Ovariectomy Figure 1a

Figure 1a: Ovariectomy in 1-year-old female rat (Octopus).
Case history and photos


“Octopus” was an approximately one year old rescue rat of unknown background. The decision was made to do an ovariectomy, in order to reduce the chance of her developing additional mammary tumors or a pituitary tumor.

Clinical Signs

At the time (February 2012), Octopus had one mammary tumor.


Apart from the mammary tumor, Octopus appeared to be in good health during her pre-op exam.


Octopus was given Buprenorphine (painkiller) pre-op. Isoflurane was used for anesthesia.

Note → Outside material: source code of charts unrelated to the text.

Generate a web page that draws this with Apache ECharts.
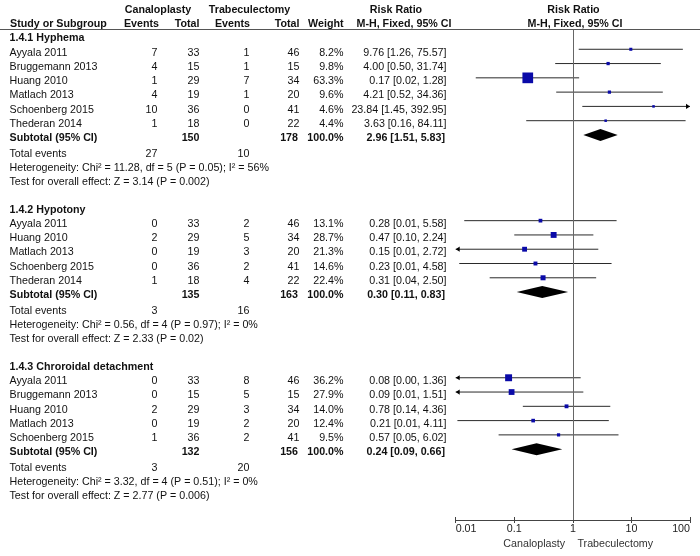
<!DOCTYPE html>
<html><head><meta charset="utf-8">
<script src="https://cdn.jsdelivr.net/npm/echarts@6/dist/echarts.min.js"></script>
<style>html,body{margin:0;padding:0;background:#fff}#c{width:700px;height:556px}</style>
</head><body><div id="c"></div>
<script>
// ---------------- DATA ----------------
const groupNames = ['1.4.1 Hyphema', '1.4.2 Hypotony', '1.4.3 Chroroidal detachment'];

const hyStudy = ['Ayyala 2011', 'Bruggemann 2013', 'Huang 2010', 'Matlach 2013', 'Schoenberg 2015', 'Thederan 2014'];
const hyCanE = [7, 4, 1, 4, 10, 1];
const hyCanN = [33, 15, 29, 19, 36, 18];
const hyTrbE = [1, 1, 7, 1, 0, 0];
const hyTrbN = [46, 15, 34, 20, 41, 22];
const hyW = [8.2, 9.8, 63.3, 9.6, 4.6, 4.4];
const hyRR = [9.76, 4.00, 0.17, 4.21, 23.84, 3.63];
const hyLo = [1.26, 0.50, 0.022, 0.52, 1.45, 0.16];
const hyHi = [75.57, 31.74, 1.28, 34.36, 392.95, 84.11];

const hpStudy = ['Ayyala 2011', 'Huang 2010', 'Matlach 2013', 'Schoenberg 2015', 'Thederan 2014'];
const hpCanE = [0, 2, 0, 0, 1];
const hpCanN = [33, 29, 19, 36, 18];
const hpTrbE = [2, 5, 3, 2, 4];
const hpTrbN = [46, 34, 20, 41, 22];
const hpW = [13.1, 28.7, 21.3, 14.6, 22.4];
const hpRR = [0.28, 0.47, 0.15, 0.23, 0.31];
const hpLo = [0.014, 0.10, 0.008, 0.0115, 0.038];
const hpHi = [5.58, 2.24, 2.72, 4.58, 2.50];

const chStudy = ['Ayyala 2011', 'Bruggemann 2013', 'Huang 2010', 'Matlach 2013', 'Schoenberg 2015'];
const chCanE = [0, 0, 2, 0, 1];
const chCanN = [33, 15, 29, 19, 36];
const chTrbE = [8, 5, 3, 2, 2];
const chTrbN = [46, 15, 34, 20, 41];
const chW = [36.2, 27.9, 14.0, 12.4, 9.5];
const chRR = [0.08, 0.09, 0.78, 0.21, 0.57];
const chLo = [0.004, 0.006, 0.14, 0.0107, 0.054];
const chHi = [1.36, 1.51, 4.36, 4.11, 6.02];

const subCanN = [150, 135, 132];
const subTrbN = [178, 163, 156];
const subRR = [2.96, 0.30, 0.24];
const subLo = [1.51, 0.11, 0.09];
const subHi = [5.83, 0.83, 0.66];
const totCanE = [27, 3, 3];
const totTrbE = [10, 16, 20];
const hetText = [
  'Heterogeneity: Chi\u00b2 = 11.28, df = 5 (P = 0.05); I\u00b2 = 56%',
  'Heterogeneity: Chi\u00b2 = 0.56, df = 4 (P = 0.97); I\u00b2 = 0%',
  'Heterogeneity: Chi\u00b2 = 3.32, df = 4 (P = 0.51); I\u00b2 = 0%'
];
const effText = [
  'Test for overall effect: Z = 3.14 (P = 0.002)',
  'Test for overall effect: Z = 2.33 (P = 0.02)',
  'Test for overall effect: Z = 2.77 (P = 0.006)'
];
const xTicks = [0.01, 0.1, 1, 10, 100];
const xTickLabels = ['0.01', '0.1', '1', '10', '100'];
const sideLabels = ['Canaloplasty', 'Trabeculectomy'];

// ---------------- LAYOUT / STYLE ----------------
const FONT = '"Liberation Sans", Arial, Helvetica, sans-serif';
const FS = 10.7;
const TXT_DY = 3.3;
const COL = {name: 9.5, canE: 157.5, canN: 199.5, trbE: 249.5, trbN: 299.5, w: 343.5, ci: 446.5};
const FOOT_ROW = 35.41;
const BLUE = '#0a0aa8';

const groups = [
  {s: hyStudy, ce: hyCanE, cn: hyCanN, te: hyTrbE, tn: hyTrbN, w: hyW, rr: hyRR, lo: hyLo, hi: hyHi},
  {s: hpStudy, ce: hpCanE, cn: hpCanN, te: hpTrbE, tn: hpTrbN, w: hpW, rr: hpRR, lo: hpLo, hi: hpHi},
  {s: chStudy, ce: chCanE, cn: chCanN, te: chTrbE, tn: chTrbN, w: chW, rr: chRR, lo: chLo, hi: chHi}
];

const f2 = v => v.toFixed(2);
const ciStr = (r, l, h) => f2(r) + ' [' + f2(l) + ', ' + f2(h) + ']';
const cell = (t, x, align, bold, extra) => Object.assign({t: String(t), x, align, bold: !!bold}, extra || {});

const tableRows = [];
const plotData = [];
tableRows.push({row: -2, cells: [
  cell('Canaloplasty', 158, 'center', 1), cell('Trabeculectomy', 249.5, 'center', 1),
  cell('Risk Ratio', 396, 'center', 1), cell('Risk Ratio', 573.5, 'center', 1)]});
tableRows.push({row: -1, cells: [
  cell('Study or Subgroup', 10, 'left', 1), cell('Events', 159, 'right', 1), cell('Total', 199.5, 'right', 1),
  cell('Events', 250, 'right', 1), cell('Total', 299.5, 'right', 1), cell('Weight', 343.5, 'right', 1),
  cell('M-H, Fixed, 95% CI', 451.5, 'right', 1), cell('M-H, Fixed, 95% CI', 575, 'center', 1)]});

let base = 0;
groups.forEach((g, gi) => {
  tableRows.push({row: base, cells: [cell(groupNames[gi], COL.name, 'left', 1)]});
  g.s.forEach((name, i) => {
    const r = base + 1 + i;
    tableRows.push({row: r, cells: [
      cell(name, COL.name, 'left'), cell(g.ce[i], COL.canE, 'right'), cell(g.cn[i], COL.canN, 'right'),
      cell(g.te[i], COL.trbE, 'right'), cell(g.tn[i], COL.trbN, 'right'),
      cell(g.w[i].toFixed(1) + '%', COL.w, 'right'), cell(ciStr(g.rr[i], g.lo[i], g.hi[i]), COL.ci, 'right')]});
    plotData.push([g.rr[i], r, g.w[i], g.lo[i], g.hi[i], 0]);
  });
  const rs = base + g.s.length + 1;
  tableRows.push({row: rs, cells: [
    cell('Subtotal (95% CI)', COL.name, 'left', 1), cell(subCanN[gi], COL.canN, 'right', 1),
    cell(subTrbN[gi], COL.trbN - 1.5, 'right', 1), cell('100.0%', COL.w, 'right', 1),
    cell(ciStr(subRR[gi], subLo[gi], subHi[gi]), COL.ci - 1.5, 'right', 1)]});
  plotData.push([subRR[gi], rs, 100, subLo[gi], subHi[gi], 1]);
  tableRows.push({row: rs + 1, dy: 1.2, cells: [
    cell('Total events', COL.name, 'left'), cell(totCanE[gi], COL.canE, 'right'), cell(totTrbE[gi], COL.trbE, 'right')]});
  tableRows.push({row: rs + 2, dy: 1.2, cells: [cell(hetText[gi], COL.name, 'left')]});
  tableRows.push({row: rs + 3, dy: 1.2, cells: [cell(effText[gi], COL.name, 'left')]});
  base = rs + 5;
});
tableRows.push({row: FOOT_ROW, cells: [
  cell(sideLabels[0], -7.7, 'right', 0, {rel: 1, color: '#333'}),
  cell(sideLabels[1], 4.6, 'left', 0, {rel: 1, color: '#333'})]});

const chart = echarts.init(document.getElementById('c'), null, {renderer: 'canvas'});

function renderTable(params, api) {
  const tr = tableRows[api.value(2)];
  const p = api.coord([1, api.value(1)]);
  const y = p[1] + TXT_DY + (tr.dy || 0);
  return {
    type: 'group',
    children: tr.cells.map(c => ({
      type: 'text',
      x: c.rel ? p[0] + c.x : c.x,
      y: y,
      style: {
        text: c.t,
        font: (c.bold ? 'bold ' : '') + FS + 'px ' + FONT,
        fill: c.color || '#111',
        align: c.align, verticalAlign: 'middle',
        textAlign: c.align, textVerticalAlign: 'middle'
      }
    }))
  };
}

function renderPlot(params, api) {
  const rr = api.value(0), row = api.value(1), w = api.value(2);
  const lo = api.value(3), hi = api.value(4), kind = api.value(5);
  const c = api.coord([rr, row]);
  const pl = api.coord([Math.max(lo, xTicks[0]), row]);
  const ph = api.coord([Math.min(hi, xTicks[xTicks.length - 1]), row]);
  const y = c[1];
  if (kind === 1) {
    return {type: 'polygon', shape: {points: [[pl[0], y], [c[0], y - 6], [ph[0], y], [c[0], y + 6]]},
      style: {fill: '#000'}};
  }
  const ch = [{type: 'line', shape: {x1: pl[0], y1: y, x2: ph[0], y2: y}, style: {stroke: '#2a2a2a', lineWidth: 1}}];
  if (lo < xTicks[0]) ch.push({type: 'polygon', shape: {points: [[pl[0], y], [pl[0] + 4, y - 2.6], [pl[0] + 4, y + 2.6]]}, style: {fill: '#000'}});
  if (hi > xTicks[xTicks.length - 1]) ch.push({type: 'polygon', shape: {points: [[ph[0], y], [ph[0] - 4, y - 2.6], [ph[0] - 4, y + 2.6]]}, style: {fill: '#000'}});
  const s = 1.9 + 0.139 * w;
  ch.push({type: 'rect', shape: {x: c[0] - s / 2, y: y - s / 2, width: s, height: s}, style: {fill: BLUE}});
  return {type: 'group', children: ch};
}

const axisCommon = {type: 'log', logBase: 10, min: xTicks[0], max: xTicks[xTicks.length - 1], splitNumber: 4,
  position: 'bottom', splitLine: {show: false}};

chart.setOption({
  animation: false,
  backgroundColor: '#fff',
  grid: {left: 455.7, right: 10, top: 29, bottom: 36, containLabel: false},
  xAxis: [
    Object.assign({}, axisCommon, {
      axisLine: {show: true, onZero: false, lineStyle: {color: '#444', width: 1}},
      axisTick: {show: true, inside: false, length: 3, lineStyle: {color: '#444'}},
      axisLabel: {show: true, margin: 4, fontSize: FS, fontFamily: FONT, color: '#222',
        alignMinLabel: 'left', alignMaxLabel: 'right',
        formatter: v => {
          let best = 0;
          xTicks.forEach((t, i) => { if (Math.abs(Math.log10(t) - Math.log10(v)) < Math.abs(Math.log10(xTicks[best]) - Math.log10(v))) best = i; });
          return xTickLabels[best];
        }}
    }),
    Object.assign({}, axisCommon, {
      axisLine: {show: false, onZero: false},
      axisTick: {show: true, inside: true, length: 3, lineStyle: {color: '#444'}},
      axisLabel: {show: false}
    })
  ],
  yAxis: {type: 'value', inverse: true, min: -0.42, max: 33.96, show: false},
  graphic: [{type: 'line', shape: {x1: 0, y1: 29.5, x2: 700, y2: 29.5}, style: {stroke: '#555', lineWidth: 1.2}, z: 10}],
  series: [
    {type: 'line', data: [], xAxisIndex: 0,
      markLine: {silent: true, symbol: 'none', label: {show: false}, animation: false,
        lineStyle: {color: '#666', width: 1, type: 'solid'}, data: [{xAxis: 1}]}},
    {type: 'custom', name: 'plot', xAxisIndex: 0, clip: false, encode: {x: 0, y: 1},
      data: plotData, renderItem: renderPlot, z: 3},
    {type: 'custom', name: 'table', xAxisIndex: 0, clip: false, encode: {x: 0, y: 1},
      data: tableRows.map((r, i) => [1, r.row, i]), renderItem: renderTable, z: 4}
  ]
});
</script>
</body></html>
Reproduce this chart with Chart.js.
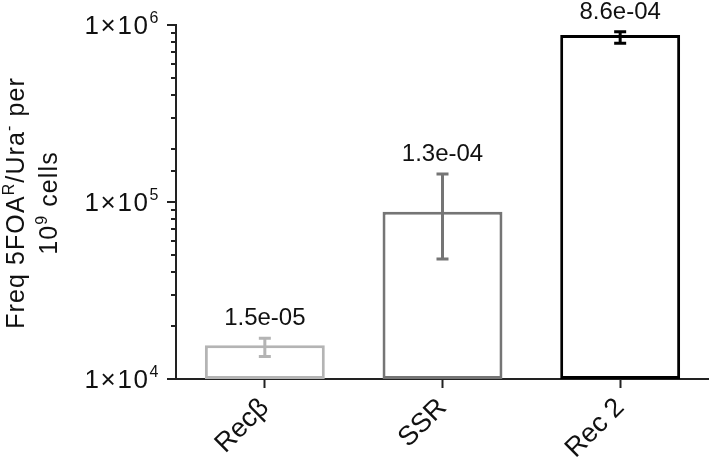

The mammary tumor was removed. In addition, an ovariectomy (OE) was performed. The ovaries were removed through the back wall of the abdomen. The two incisions in Octopus’s back were closed with Autoclips (brand name, “staples”).

Octopus was given Metacam post-op and placed in an incubator with oxygen.


Octopus appeared to be doing fine, then went into respiratory distress and passed away during the recovery.

A subsequent necropsy indicated that there had probably been “some pre-existing respiratory disease that was subclinical at the time”.



The two (postmortem) photographs on the left show the use of Autoclips (brand name) to close the two incisions that were made in Octopus’s back in order to perform the OE spay. The photograph on the right was taken during the necropsy; showing the lower abdomen. The arrows indicate the uterus (which remains in situ during an OE spay), the left kidney, and a Hemoclip.

necropsy following ovariectomy

These necropsy photographs also show the lower abdomen. The photograph on the right provides an internal view of the incisions that were made in Octopus’s back for the OE spay.